* [Objective] Transcribe every line exactly. Leave the pictures behind.

* [Data block]
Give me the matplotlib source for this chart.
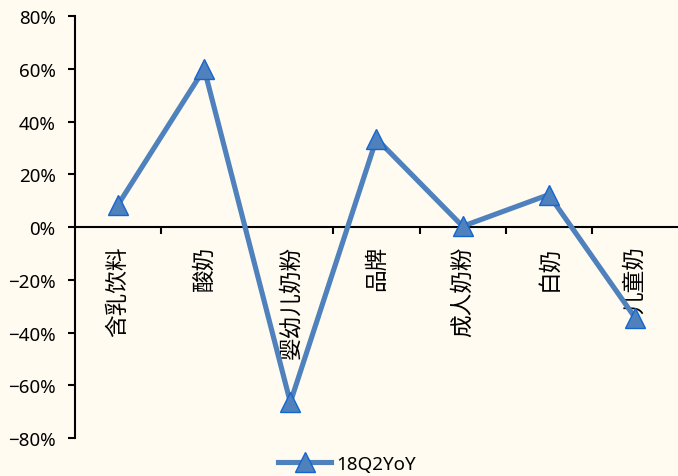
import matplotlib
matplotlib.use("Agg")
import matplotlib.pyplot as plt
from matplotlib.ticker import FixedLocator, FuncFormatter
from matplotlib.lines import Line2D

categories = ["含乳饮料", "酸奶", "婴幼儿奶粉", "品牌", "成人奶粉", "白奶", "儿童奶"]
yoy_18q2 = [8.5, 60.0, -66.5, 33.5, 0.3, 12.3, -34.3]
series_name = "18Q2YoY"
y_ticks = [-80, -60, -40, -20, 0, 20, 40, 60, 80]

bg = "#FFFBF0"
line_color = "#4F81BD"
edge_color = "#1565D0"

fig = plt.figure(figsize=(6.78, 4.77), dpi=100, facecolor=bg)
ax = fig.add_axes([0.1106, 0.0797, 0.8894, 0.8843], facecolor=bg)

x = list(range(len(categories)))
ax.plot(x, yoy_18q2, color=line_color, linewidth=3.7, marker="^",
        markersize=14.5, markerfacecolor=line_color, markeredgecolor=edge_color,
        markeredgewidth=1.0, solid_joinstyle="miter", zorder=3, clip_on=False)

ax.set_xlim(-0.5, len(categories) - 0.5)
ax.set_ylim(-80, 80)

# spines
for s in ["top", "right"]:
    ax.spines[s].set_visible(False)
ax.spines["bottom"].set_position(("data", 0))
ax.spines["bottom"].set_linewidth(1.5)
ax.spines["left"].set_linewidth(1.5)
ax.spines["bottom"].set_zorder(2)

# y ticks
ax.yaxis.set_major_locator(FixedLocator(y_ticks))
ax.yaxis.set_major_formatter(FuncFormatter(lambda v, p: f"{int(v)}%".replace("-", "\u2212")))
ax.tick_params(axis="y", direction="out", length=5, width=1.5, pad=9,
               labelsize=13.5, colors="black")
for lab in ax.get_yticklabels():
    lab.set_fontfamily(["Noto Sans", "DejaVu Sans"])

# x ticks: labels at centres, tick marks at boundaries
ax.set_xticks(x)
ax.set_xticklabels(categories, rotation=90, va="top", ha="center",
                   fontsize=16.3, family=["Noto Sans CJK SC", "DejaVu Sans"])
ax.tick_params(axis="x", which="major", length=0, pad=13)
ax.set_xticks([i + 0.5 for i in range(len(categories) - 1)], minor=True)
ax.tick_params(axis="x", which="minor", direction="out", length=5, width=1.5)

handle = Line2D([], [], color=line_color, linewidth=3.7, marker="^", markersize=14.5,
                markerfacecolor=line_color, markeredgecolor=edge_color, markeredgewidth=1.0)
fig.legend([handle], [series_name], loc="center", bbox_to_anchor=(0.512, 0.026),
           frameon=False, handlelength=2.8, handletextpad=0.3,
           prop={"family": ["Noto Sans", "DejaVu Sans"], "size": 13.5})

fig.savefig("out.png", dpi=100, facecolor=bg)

* [Exercise answer]
Give me the matplotlib source for this chart.
import matplotlib
matplotlib.use("Agg")
import matplotlib.pyplot as plt
from matplotlib.ticker import FixedLocator, FuncFormatter
from matplotlib.lines import Line2D

categories = ["含乳饮料", "酸奶", "婴幼儿奶粉", "品牌", "成人奶粉", "白奶", "儿童奶"]
yoy_18q2 = [8.5, 60.0, -66.5, 33.5, 0.3, 12.3, -34.3]
series_name = "18Q2YoY"
y_ticks = [-80, -60, -40, -20, 0, 20, 40, 60, 80]

bg = "#FFFBF0"
line_color = "#4F81BD"
edge_color = "#1565D0"

fig = plt.figure(figsize=(6.78, 4.77), dpi=100, facecolor=bg)
ax = fig.add_axes([0.1106, 0.0797, 0.8894, 0.8843], facecolor=bg)

x = list(range(len(categories)))
ax.plot(x, yoy_18q2, color=line_color, linewidth=3.7, marker="^",
        markersize=14.5, markerfacecolor=line_color, markeredgecolor=edge_color,
        markeredgewidth=1.0, solid_joinstyle="miter", zorder=3, clip_on=False)

ax.set_xlim(-0.5, len(categories) - 0.5)
ax.set_ylim(-80, 80)

# spines
for s in ["top", "right"]:
    ax.spines[s].set_visible(False)
ax.spines["bottom"].set_position(("data", 0))
ax.spines["bottom"].set_linewidth(1.5)
ax.spines["left"].set_linewidth(1.5)
ax.spines["bottom"].set_zorder(2)

# y ticks
ax.yaxis.set_major_locator(FixedLocator(y_ticks))
ax.yaxis.set_major_formatter(FuncFormatter(lambda v, p: f"{int(v)}%".replace("-", "\u2212")))
ax.tick_params(axis="y", direction="out", length=5, width=1.5, pad=9,
               labelsize=13.5, colors="black")
for lab in ax.get_yticklabels():
    lab.set_fontfamily(["Noto Sans", "DejaVu Sans"])

# x ticks: labels at centres, tick marks at boundaries
ax.set_xticks(x)
ax.set_xticklabels(categories, rotation=90, va="top", ha="center",
                   fontsize=16.3, family=["Noto Sans CJK SC", "DejaVu Sans"])
ax.tick_params(axis="x", which="major", length=0, pad=13)
ax.set_xticks([i + 0.5 for i in range(len(categories) - 1)], minor=True)
ax.tick_params(axis="x", which="minor", direction="out", length=5, width=1.5)

handle = Line2D([], [], color=line_color, linewidth=3.7, marker="^", markersize=14.5,
                markerfacecolor=line_color, markeredgecolor=edge_color, markeredgewidth=1.0)
fig.legend([handle], [series_name], loc="center", bbox_to_anchor=(0.512, 0.026),
           frameon=False, handlelength=2.8, handletextpad=0.3,
           prop={"family": ["Noto Sans", "DejaVu Sans"], "size": 13.5})

fig.savefig("out.png", dpi=100, facecolor=bg)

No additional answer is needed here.